The storyline of the Harbaugh brothers has been beaten to death, but it still is worth discussion. John, the former Eagles assistant, has led the Ravens to the playoffs in each of his five seasons as head coach. Jim has taken the 49ers to the playoffs the last two seasons. Both have excellent staffs. These are two very well-coached teams.

Neither franchise has lost a Super Bowl. The 49ers are 5-0 in the big game and the Ravens won their only previous appearance, but we are going back generations in the case of the 49ers and more than decade for the Ravens, so I don’t know how much the history matters. Kaepernick wasn’t even born when Joe Montana led the 49ers to their first Super Bowl.

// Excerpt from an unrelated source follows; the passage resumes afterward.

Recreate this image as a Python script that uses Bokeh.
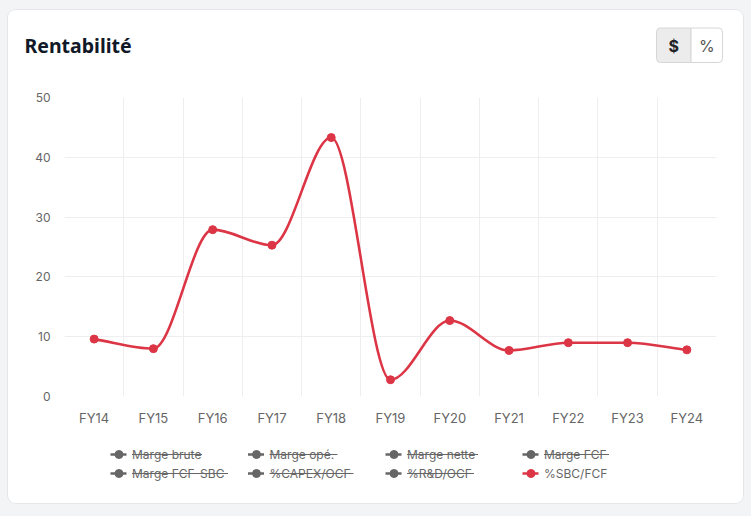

The Ravens are riding the emotional coattails of Ray Lewis, the 37-year-old linebacker who is retiring after the game. Lewis returned from a torn triceps muscle to lift a defense that ranked 24th at one point this season to a unit capable of shutting down the Patriots in the AFC title game. Many fans are sick of it, but the “Win it for Ray” thing is a very real motivational force for the Ravens.

Players to watch
Patrick Willis, 49ers -- He will be the other No. 52 on the field Sunday. Indeed, he wears the number because Lewis is his football idol. But Willis has supplanted the aging Lewis as the best middle linebacker in the game. He had 171 tackles this season and anchors the 49ers' run defense.

Anquan Boldin, Ravens -- Fearless receiver who plays big in big games. He had eight catches for 84 yards in Super Bowl XLIII with Arizona. In his last five postseason games with Baltimore, he has 26 catches for 450 yards and four touchdowns. He will be Flacco’s go-to guy in the red zone.

These are two old-school football teams that advanced in the playoffs by outhitting their opponents. The 49ers wore down the Falcons, and the Ravens just beat up on the Patriots. This will be a bruising game that should be close throughout.

Some people are calling the Ravens a team of destiny, but I’m impressed with what I’ve seen from the 49ers. They had so many chances to fold in the game at Atlanta -- falling behind 17-0, Crabtree fumbling at the goal line, Akers missing the chip-shot field goal -- but they just kept punching until, finally, they took control of the game. That is the kind of mental toughness that wins championships and Super Bowls.